Esa fue la última vez que vi a mi abuelo y esa fue la última imagen que me llevé de él. 3 meses después, mientras yo estaba en una fiesta, mi abuelo murió. Jamás me dijo lo mucho que me quería, ni tampoco me dio un beso, ni un abrazo. Pero siempre estuvo ahí para darme mi caramelo. La vida tiene momentos difíciles, momentos de incertidumbre y momentos de mucho, mucho miedo. Este es uno de esos momentos. Hay relaciones que se han acabado durante la situación actual. Hay proyectos que se han venido abajo. Trabajos que se han perdido.
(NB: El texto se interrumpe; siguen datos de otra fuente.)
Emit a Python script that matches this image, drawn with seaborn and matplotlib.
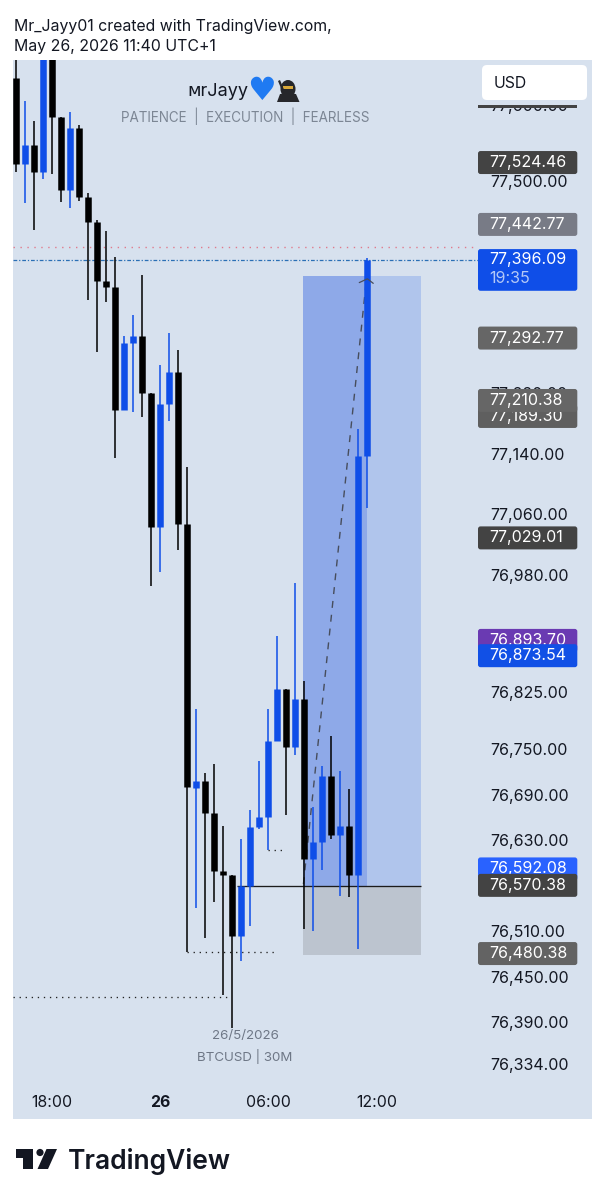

Seres queridos que no pudimos despedir. Por mucho que estemos en la era fugaz, de la tecnología e información, hay cosas que no son reemplazables. Hay cosas muy simples que nos dan la vida y no lo vemos. A mí me daba vida encontrarme con mi abuelo, aunque me diera cuenta tarde. Aunque no se lo haya contado a nadie, ni a mi padre, hijo de mi abuelo, con el que tampoco hablo mucho, con él que tampoco me he dicho lo mucho que nos queremos, pero que siempre está ahí haciéndome una toma de jengibre cuando me dan mis ataques de amigdalitis. En esta cuarentena, gracias a mi abuelo y mis recuerdos, gracias a que me he dado cuenta de algunas cosas de las que no me daba cuenta, gracias a que he podido pausar y sentarme a pensar qué me inspiraba a seguir adelante, descubrí que me motiva la historia del caramelo. Que tengo unas relaciones que cultivar, que tengo una ilusión inmensa por poder decirle a mi futuro hijo o hija (que no existe aún ni en planes) lo mucho que le amo, que debo aprovechar los momentos con las personas que quiero ( en especial con mi padre que me regala pocos), que debo mejorar mi actitud frente a las dificultades (porque tendremos que lidiar con ellas de todas formas) y que tengo que ser paciente, muy paciente (aunque mi Rappi lleve una hora y media corriendo hacía mi). Pero que sobretodo, al final del día, a pesar de sentirme mal, de sentirme cansado, de no tener ganas de nada, de que tenga que poner más empeño del que humanamente pueda, siempre tengo que estar ahí, puntual, para dar el caramelo a mi familia, a mi novia, a mi carrera, a mi trabajo, a mis proyectos y a mi vida.